SOURCE RECORDS:
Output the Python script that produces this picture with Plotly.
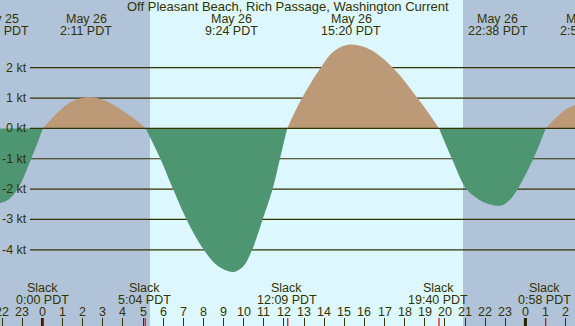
import plotly.graph_objects as go

W, H = 575, 326
title = "Off Pleasant Beach, Rich Passage, Washington Current"

# Current speed readings (hours after midnight May 26, knots), one list per flood/ebb lobe
ebb0_t = [-2.2, -1.7, -1.23, -0.56, 0.02]
ebb0_v = [-2.48, -2.35, -2.0, -1.0, 0.0]
flood1_t = [0.02, 0.5, 1.0, 1.5, 2.2, 3.0, 3.67, 4.3, 4.75, 5.13]
flood1_v = [0.0, 0.35, 0.67, 0.90, 1.03, 0.94, 0.72, 0.44, 0.22, 0.0]
ebb1_t = [5.13, 5.86, 6.49, 7.16, 8.02, 8.75, 9.48, 9.95, 10.39, 10.94, 11.44, 11.8, 12.16]
ebb1_v = [0.0, -1.0, -2.0, -3.0, -4.0, -4.55, -4.73, -4.57, -4.05, -3.0, -2.0, -1.0, 0.0]
flood2_t = [12.16, 12.9, 13.83, 14.5, 15.29, 16.3, 17.41, 18.64, 19.71]
flood2_v = [0.0, 1.0, 2.0, 2.55, 2.76, 2.59, 2.0, 1.0, 0.0]
ebb2_t = [19.71, 20.35, 21.07, 21.7, 22.2, 22.67, 22.95, 23.3, 23.62, 24.39, 25.01]
ebb2_v = [0.0, -1.0, -2.0, -2.35, -2.5, -2.55, -2.5, -2.3, -2.0, -1.0, 0.0]
flood3_t = [25.01, 25.4, 25.75, 26.1, 26.5]
flood3_v = [0.0, 0.28, 0.5, 0.66, 0.78]

# Max current events (top labels)
max_hours = [-2.16, 2.183, 9.4, 15.333, 22.633, 27.05]
max_dates = ["May 25", "May 26", "May 26", "May 26", "May 26", "May 27"]
max_times = ["21:50 PDT", "2:11 PDT", "9:24 PDT", "15:20 PDT", "22:38 PDT", "2:57 PDT"]

# Slack events (bottom labels)
slack_hours = [0.0, 5.067, 12.15, 19.667, 24.967]
slack_times = ["0:00 PDT", "5:04 PDT", "12:09 PDT", "19:40 PDT", "0:58 PDT"]

# Sunrise / sunset (hours)
sunrise, sunset = 5.34, 20.9

# Axis ticks
hour_vals = list(range(-2, 27))
hour_text = [str(h % 24) for h in hour_vals]
midnights = [0, 24]
kt_vals = [2, 1, 0, -1, -2, -3, -4]
kt_text = ["2 kt", "1 kt", "0 kt", "-1 kt", "-2 kt", "-3 kt", "-4 kt"]

XR = [-2.11, 26.465]
YR = [-6.51, 4.23]

NIGHT = "#B0C3D9"
DAY = "#DDF7FE"
TAN = "#BC9A78"
GREEN = "#4E9672"
INK = "#333300"
FONT = "Liberation Sans"
FS = 12.5

fig = go.Figure()
lobes = [(ebb0_t, ebb0_v), (flood1_t, flood1_v), (ebb1_t, ebb1_v),
         (flood2_t, flood2_v), (ebb2_t, ebb2_v), (flood3_t, flood3_v)]
for t, v in lobes:
    col = TAN if max(v) > 0 else GREEN
    fig.add_trace(go.Scatter(x=t, y=v, mode="lines", line=dict(width=0, shape="spline", color=col),
                             fill="tozeroy", fillcolor=col, hoverinfo="skip", showlegend=False))

shapes = [dict(type="rect", xref="x", yref="paper", x0=sunrise, x1=sunset, y0=0, y1=1,
               fillcolor=DAY, line=dict(width=0), layer="below")]
for k in kt_vals:
    shapes.append(dict(type="line", xref="paper", yref="y", x0=30 / W, x1=1, y0=k, y1=k,
                       line=dict(color=INK, width=1.2), layer="above" if k == 0 else "below"))
for m in midnights:
    shapes.append(dict(type="line", xref="x", yref="paper", x0=m, x1=m, y0=0, y1=8 / H,
                       line=dict(color="#222200", width=3)))
for s in slack_hours:
    shapes.append(dict(type="line", xref="x", yref="paper", x0=s + 0.04, x1=s + 0.04, y0=0, y1=8 / H,
                       line=dict(color="#EE0000", width=1.2)))


def xpos(h):
    if XR[0] <= h <= XR[1]:
        return "x", h
    return "paper", (h - XR[0]) / (XR[1] - XR[0])


ann = []


def text(x, y, s, xref="x", xanchor="center", size=FS):
    ann.append(dict(x=x, y=y, xref=xref, yref="paper", text=s, showarrow=False,
                    xanchor=xanchor, yanchor="middle", font=dict(family=FONT, size=size, color=INK)))


text(0.5, 1 - 7 / H, title, xref="paper", size=13)
for h, d, tm in zip(max_hours, max_dates, max_times):
    ref, xv = xpos(h)
    text(xv, 1 - 19 / H, d, xref=ref)
    text(xv, 1 - 31 / H, tm, xref=ref)
for h, tm in zip(slack_hours, slack_times):
    ref, xv = xpos(h)
    text(xv, 1 - 288 / H, "Slack", xref=ref)
    text(xv, 1 - 300 / H, tm, xref=ref)
for h, tx in zip(hour_vals, hour_text):
    ref, xv = xpos(h)
    text(xv, 1 - 311.5 / H, tx, xref=ref)
for k, tx in zip(kt_vals, kt_text):
    ann.append(dict(x=28.5 / W, y=k, xref="paper", yref="y", text=tx, showarrow=False,
                    xanchor="right", yanchor="middle", font=dict(family=FONT, size=FS, color=INK)))

fig.update_layout(
    width=W, height=H, margin=dict(l=0, r=0, t=0, b=0, pad=0),
    paper_bgcolor=NIGHT, plot_bgcolor=NIGHT,
    shapes=shapes, annotations=ann, showlegend=False,
    xaxis=dict(range=XR, showgrid=False, zeroline=False, showticklabels=False,
               tickvals=hour_vals, ticks="inside", ticklen=8, tickcolor=INK, tickwidth=1,
               showline=False, fixedrange=True),
    yaxis=dict(range=YR, showgrid=False, zeroline=False, showticklabels=False, fixedrange=True),
)
fig.write_html("out.html", config={"displayModeBar": False},
               post_script="document.body.style.margin='0';document.body.style.overflow='hidden';")
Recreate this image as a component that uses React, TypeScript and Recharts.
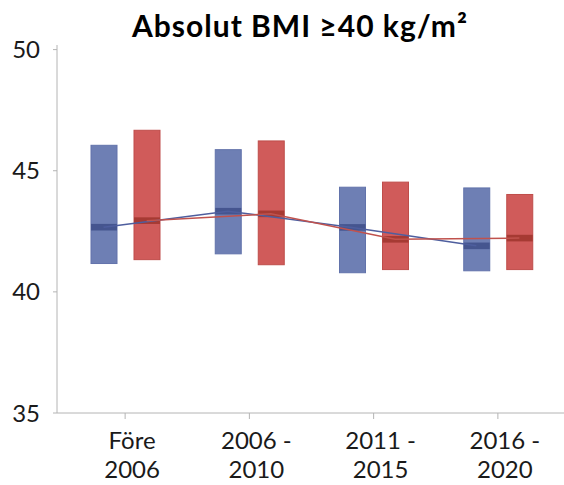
import { ComposedChart, Bar, Line, XAxis, YAxis } from "recharts"

const categories = ["Före\n2006", "2006 -\n2010", "2011 -\n2015", "2016 -\n2020"]
const yTicks = [35, 40, 45, 50]

// blue group (box low/high + median)
const blueLow = [41.17, 41.57, 40.79, 40.87]
const blueHigh = [46.05, 45.87, 44.32, 44.29]
const blueMedian = [42.67, 43.33, 42.66, 41.9]

// red group
const redLow = [41.33, 41.12, 40.92, 40.92]
const redHigh = [46.67, 46.23, 44.53, 44.02]
const redMedian = [42.94, 43.22, 42.17, 42.22]

const W = 564
const H = 485
const Y_W = 57
const PAD_L = 6
const PAD_R = 4
const BAR_SIZE = 26
const BAR_GAP = 17
const BAND = (W - Y_W - PAD_L - PAD_R) / categories.length
const OFFSET = (BAR_SIZE + BAR_GAP) / 2 / BAND

const FONT = "Lato, 'Open Sans', sans-serif"

const rows = categories.map((c, i) => ({
  label: c,
  blue: [blueLow[i], blueHigh[i]],
  red: [redLow[i], redHigh[i]],
  blueMed: blueMedian[i],
  redMed: redMedian[i],
}))

const blueLine = blueMedian.map((v, i) => ({ x: i + 1 - OFFSET, v }))
const redLine = redMedian.map((v, i) => ({ x: i + 1 + OFFSET, v }))

function makeBox(fill: string, stroke: string, medFill: string, key: "blue" | "red") {
  return (props: any) => {
    const { x, y, width, height, payload } = props
    const [lo, hi] = payload[key]
    const med = key === "blue" ? payload.blueMed : payload.redMed
    const my = y + ((hi - med) / (hi - lo)) * height
    return (
      <g>
        <rect x={x} y={y} width={width} height={height} fill={fill} stroke={stroke} strokeWidth={1} />
        <rect x={x} y={my - 3.3} width={width} height={6.6} fill={medFill} />
      </g>
    )
  }
}

function XTick(props: any) {
  const { x, y, payload } = props
  const lines = String(payload.value).split("\n")
  return (
    <text x={x + 7} y={y} textAnchor="middle" fill="#1a1a1a" fontSize={24} fontFamily={FONT}>
      {lines.map((l, i) => (
        <tspan key={i} x={x + 7} dy={i === 0 ? 28 : 29}>
          {l}
        </tspan>
      ))}
    </text>
  )
}

export default function App() {
  return (
    <div style={{ position: "absolute", left: 0, top: 0, width: W, height: H, background: "#fff" }}>
      <div
        style={{
          position: "absolute",
          left: 0,
          top: 7,
          width: 600,
          textAlign: "center",
          fontFamily: FONT,
          fontWeight: 700,
          fontSize: 30,
          letterSpacing: 1,
          lineHeight: "36px",
          color: "#000",
        }}
      >
        Absolut BMI ≥40 kg/m²
      </div>
      <ComposedChart
        width={W}
        height={H}
        data={rows}
        margin={{ top: 45, right: 0, bottom: 0, left: 0 }}
        barSize={BAR_SIZE}
        barGap={BAR_GAP}
      >
        <XAxis
          dataKey="label"
          height={72}
          padding={{ left: PAD_L, right: PAD_R }}
          axisLine={{ stroke: "#b4b4b4" }}
          tickLine={{ stroke: "#b4b4b4" }}
          tickSize={6}
          tickMargin={2}
          tick={<XTick />}
          interval={0}
        />
        <XAxis
          xAxisId="num"
          type="number"
          dataKey="x"
          orientation="top"
          domain={[0.5, 4.5]}
          allowDataOverflow
          padding={{ left: PAD_L, right: PAD_R }}
          height={0}
          tick={false}
          tickLine={false}
          axisLine={{ stroke: "#b4b4b4" }}
        />
        <YAxis
          width={Y_W}
          domain={[35, 50.19]}
          ticks={yTicks}
          allowDataOverflow
          axisLine={{ stroke: "#b4b4b4" }}
          tickLine={{ stroke: "#b4b4b4" }}
          tickSize={4}
          tickMargin={13}
          tick={{ fill: "#1a1a1a", fontSize: 24, fontFamily: FONT }}
        />
        <Bar
          dataKey="blue"
          isAnimationActive={false}
          shape={makeBox("#6e7fb4", "#6273ab", "#45558f", "blue")}
        />
        <Bar
          dataKey="red"
          isAnimationActive={false}
          shape={makeBox("#d05b5a", "#bf4d4a", "#a63a33", "red")}
        />
        <Line
          xAxisId="num"
          data={blueLine}
          dataKey="v"
          type="linear"
          stroke="#4e5e9e"
          strokeWidth={1.5}
          dot={false}
          isAnimationActive={false}
        />
        <Line
          xAxisId="num"
          data={redLine}
          dataKey="v"
          type="linear"
          stroke="#c0524d"
          strokeWidth={1.5}
          dot={false}
          isAnimationActive={false}
        />
      </ComposedChart>
    </div>
  )
}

TASK INSTRUCTIONS: Can the lines from the start of the records through the line with "Pleasant Beach, Rich" be given again exactly, with the pictures left out?

RESPONSE TO THE TASK:
Output the Python script that produces this picture with Plotly.
import plotly.graph_objects as go

W, H = 575, 326
title = "Off Pleasant Beach, Rich Passage, Washington Current"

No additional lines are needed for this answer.